**PROBLEM TO WORK ON:**
Starting at the first line of the listing below, repeat each line exactly until the line containing "50, 55, 60];", which you include. Leave out pictures.

**DATA EXTRACT:**
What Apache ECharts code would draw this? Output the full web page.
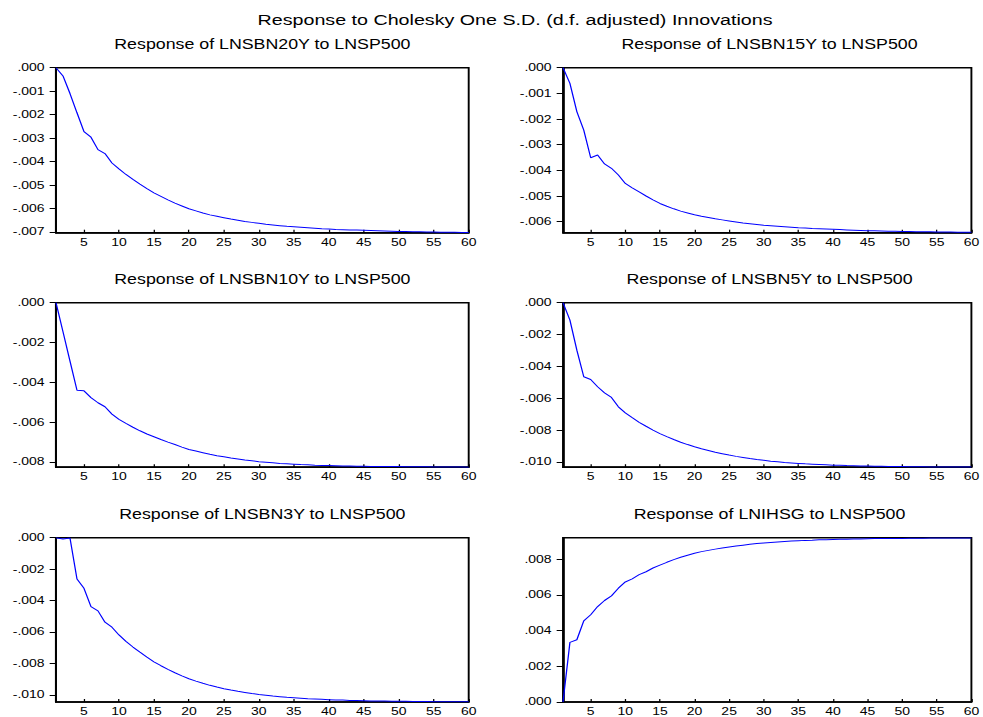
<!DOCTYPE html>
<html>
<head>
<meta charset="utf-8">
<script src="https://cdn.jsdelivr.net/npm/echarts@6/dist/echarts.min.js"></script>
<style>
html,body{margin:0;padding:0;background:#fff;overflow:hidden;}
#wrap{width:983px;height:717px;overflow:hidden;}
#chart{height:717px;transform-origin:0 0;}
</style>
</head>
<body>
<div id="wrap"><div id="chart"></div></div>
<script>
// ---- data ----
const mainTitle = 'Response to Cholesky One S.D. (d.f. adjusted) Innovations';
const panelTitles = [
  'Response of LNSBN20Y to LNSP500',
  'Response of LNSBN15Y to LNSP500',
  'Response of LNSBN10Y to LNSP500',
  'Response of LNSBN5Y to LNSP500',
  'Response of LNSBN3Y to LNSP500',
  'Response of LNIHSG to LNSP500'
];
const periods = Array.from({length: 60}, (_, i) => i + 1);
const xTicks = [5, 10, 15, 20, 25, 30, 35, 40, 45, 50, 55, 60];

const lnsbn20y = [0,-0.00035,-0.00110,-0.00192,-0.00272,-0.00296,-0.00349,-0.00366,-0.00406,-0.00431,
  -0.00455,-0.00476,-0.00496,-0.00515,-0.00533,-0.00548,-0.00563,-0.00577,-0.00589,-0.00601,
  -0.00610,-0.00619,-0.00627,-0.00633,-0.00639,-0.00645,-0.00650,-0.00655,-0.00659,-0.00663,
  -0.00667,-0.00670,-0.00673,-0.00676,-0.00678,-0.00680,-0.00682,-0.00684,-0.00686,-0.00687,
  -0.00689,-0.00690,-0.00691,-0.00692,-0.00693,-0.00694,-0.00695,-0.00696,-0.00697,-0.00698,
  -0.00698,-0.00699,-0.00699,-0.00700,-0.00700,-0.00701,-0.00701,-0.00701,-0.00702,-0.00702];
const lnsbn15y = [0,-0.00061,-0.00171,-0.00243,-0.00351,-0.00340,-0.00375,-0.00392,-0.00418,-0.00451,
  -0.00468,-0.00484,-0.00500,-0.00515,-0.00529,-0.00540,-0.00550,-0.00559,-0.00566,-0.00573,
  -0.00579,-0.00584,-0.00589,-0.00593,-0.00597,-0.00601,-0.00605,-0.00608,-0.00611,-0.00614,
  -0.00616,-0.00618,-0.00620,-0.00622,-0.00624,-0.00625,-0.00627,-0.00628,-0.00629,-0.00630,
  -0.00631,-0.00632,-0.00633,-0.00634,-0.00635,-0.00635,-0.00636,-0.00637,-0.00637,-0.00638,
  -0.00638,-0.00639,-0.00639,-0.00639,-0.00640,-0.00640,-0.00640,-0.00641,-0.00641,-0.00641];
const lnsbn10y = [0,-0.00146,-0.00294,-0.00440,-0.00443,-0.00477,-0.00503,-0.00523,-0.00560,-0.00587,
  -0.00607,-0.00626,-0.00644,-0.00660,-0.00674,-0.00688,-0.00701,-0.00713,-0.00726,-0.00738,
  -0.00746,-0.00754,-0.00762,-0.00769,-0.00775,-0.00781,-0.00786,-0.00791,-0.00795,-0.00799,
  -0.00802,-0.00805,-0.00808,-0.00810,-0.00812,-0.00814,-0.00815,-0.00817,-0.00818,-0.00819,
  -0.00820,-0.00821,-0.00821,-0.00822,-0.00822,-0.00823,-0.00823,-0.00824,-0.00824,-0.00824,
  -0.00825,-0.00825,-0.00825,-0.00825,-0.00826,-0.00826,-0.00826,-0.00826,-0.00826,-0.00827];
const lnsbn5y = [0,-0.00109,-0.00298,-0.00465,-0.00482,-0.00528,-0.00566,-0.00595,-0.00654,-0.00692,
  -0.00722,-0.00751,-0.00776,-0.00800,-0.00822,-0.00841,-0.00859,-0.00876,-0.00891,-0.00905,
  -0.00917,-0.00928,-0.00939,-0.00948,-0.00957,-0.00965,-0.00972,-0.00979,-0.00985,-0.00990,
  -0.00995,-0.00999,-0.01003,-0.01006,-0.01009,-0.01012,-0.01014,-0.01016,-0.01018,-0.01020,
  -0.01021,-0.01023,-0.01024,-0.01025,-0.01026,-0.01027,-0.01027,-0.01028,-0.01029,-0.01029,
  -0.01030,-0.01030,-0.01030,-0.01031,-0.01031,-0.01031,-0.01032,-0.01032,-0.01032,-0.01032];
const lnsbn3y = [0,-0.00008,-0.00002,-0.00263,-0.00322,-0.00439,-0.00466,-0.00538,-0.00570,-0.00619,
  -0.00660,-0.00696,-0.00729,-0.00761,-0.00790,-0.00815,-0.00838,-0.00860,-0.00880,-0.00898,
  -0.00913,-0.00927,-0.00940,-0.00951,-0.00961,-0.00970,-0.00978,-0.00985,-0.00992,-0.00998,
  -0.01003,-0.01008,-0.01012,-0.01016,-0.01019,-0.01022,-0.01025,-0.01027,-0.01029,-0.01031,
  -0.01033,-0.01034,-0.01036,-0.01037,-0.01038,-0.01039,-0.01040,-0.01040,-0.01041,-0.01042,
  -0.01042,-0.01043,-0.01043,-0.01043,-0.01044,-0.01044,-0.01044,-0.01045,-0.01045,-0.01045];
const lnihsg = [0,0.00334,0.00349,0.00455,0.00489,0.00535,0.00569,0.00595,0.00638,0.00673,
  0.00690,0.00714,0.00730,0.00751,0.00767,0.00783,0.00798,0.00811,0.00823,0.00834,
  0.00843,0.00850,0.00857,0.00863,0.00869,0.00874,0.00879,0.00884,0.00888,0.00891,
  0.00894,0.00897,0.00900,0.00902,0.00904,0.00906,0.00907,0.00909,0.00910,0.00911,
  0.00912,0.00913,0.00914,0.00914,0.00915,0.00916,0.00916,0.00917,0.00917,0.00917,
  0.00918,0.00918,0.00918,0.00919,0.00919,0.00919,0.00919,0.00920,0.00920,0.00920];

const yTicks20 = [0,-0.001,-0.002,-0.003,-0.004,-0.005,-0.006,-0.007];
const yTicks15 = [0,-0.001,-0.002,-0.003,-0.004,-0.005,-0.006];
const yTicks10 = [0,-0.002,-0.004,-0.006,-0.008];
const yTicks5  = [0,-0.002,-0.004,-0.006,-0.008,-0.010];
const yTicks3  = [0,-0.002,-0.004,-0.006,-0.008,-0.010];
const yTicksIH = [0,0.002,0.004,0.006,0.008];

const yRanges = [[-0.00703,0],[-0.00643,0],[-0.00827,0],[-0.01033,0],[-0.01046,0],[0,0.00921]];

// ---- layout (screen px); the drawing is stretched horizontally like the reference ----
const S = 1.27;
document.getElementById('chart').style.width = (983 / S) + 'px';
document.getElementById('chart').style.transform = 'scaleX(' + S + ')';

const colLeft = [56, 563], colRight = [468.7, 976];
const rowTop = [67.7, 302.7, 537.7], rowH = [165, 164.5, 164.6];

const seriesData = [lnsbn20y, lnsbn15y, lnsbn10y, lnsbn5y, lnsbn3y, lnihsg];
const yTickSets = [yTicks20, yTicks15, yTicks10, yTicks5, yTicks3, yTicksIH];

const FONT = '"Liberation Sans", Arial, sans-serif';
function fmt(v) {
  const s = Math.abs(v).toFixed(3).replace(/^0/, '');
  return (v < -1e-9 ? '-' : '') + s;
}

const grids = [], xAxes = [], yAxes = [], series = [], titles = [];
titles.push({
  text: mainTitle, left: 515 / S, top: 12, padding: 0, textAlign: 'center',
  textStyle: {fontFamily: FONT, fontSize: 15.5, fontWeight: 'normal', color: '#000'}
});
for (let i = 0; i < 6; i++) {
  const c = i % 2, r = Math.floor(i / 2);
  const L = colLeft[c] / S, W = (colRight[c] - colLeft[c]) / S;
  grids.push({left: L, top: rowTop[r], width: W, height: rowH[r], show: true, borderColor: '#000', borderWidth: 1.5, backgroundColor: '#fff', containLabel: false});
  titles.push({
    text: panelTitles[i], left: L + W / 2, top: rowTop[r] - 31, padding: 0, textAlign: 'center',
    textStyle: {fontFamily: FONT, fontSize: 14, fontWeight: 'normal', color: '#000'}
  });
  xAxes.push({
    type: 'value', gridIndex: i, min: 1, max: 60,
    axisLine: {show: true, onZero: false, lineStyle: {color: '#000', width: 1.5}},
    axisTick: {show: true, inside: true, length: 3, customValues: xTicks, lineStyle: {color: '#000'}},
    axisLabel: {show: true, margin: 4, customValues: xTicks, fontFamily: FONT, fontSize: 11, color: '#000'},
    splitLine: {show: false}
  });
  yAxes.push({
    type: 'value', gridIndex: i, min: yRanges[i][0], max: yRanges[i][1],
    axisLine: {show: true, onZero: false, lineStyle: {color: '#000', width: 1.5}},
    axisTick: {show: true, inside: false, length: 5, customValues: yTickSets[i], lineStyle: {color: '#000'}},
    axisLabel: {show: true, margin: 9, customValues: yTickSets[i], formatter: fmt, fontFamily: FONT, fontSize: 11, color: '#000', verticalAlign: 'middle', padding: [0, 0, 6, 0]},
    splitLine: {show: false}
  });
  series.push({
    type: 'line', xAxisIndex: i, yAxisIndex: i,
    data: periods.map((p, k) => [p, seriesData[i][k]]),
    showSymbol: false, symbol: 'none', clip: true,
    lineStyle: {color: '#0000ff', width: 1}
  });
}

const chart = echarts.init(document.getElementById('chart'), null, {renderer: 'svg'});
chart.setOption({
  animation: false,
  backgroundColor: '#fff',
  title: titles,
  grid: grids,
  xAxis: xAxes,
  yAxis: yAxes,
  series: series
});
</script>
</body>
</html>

**FINAL ANSWER:**
What Apache ECharts code would draw this? Output the full web page.
<!DOCTYPE html>
<html>
<head>
<meta charset="utf-8">
<script src="https://cdn.jsdelivr.net/npm/echarts@6/dist/echarts.min.js"></script>
<style>
html,body{margin:0;padding:0;background:#fff;overflow:hidden;}
#wrap{width:983px;height:717px;overflow:hidden;}
#chart{height:717px;transform-origin:0 0;}
</style>
</head>
<body>
<div id="wrap"><div id="chart"></div></div>
<script>
// ---- data ----
const mainTitle = 'Response to Cholesky One S.D. (d.f. adjusted) Innovations';
const panelTitles = [
  'Response of LNSBN20Y to LNSP500',
  'Response of LNSBN15Y to LNSP500',
  'Response of LNSBN10Y to LNSP500',
  'Response of LNSBN5Y to LNSP500',
  'Response of LNSBN3Y to LNSP500',
  'Response of LNIHSG to LNSP500'
];
const periods = Array.from({length: 60}, (_, i) => i + 1);
const xTicks = [5, 10, 15, 20, 25, 30, 35, 40, 45, 50, 55, 60];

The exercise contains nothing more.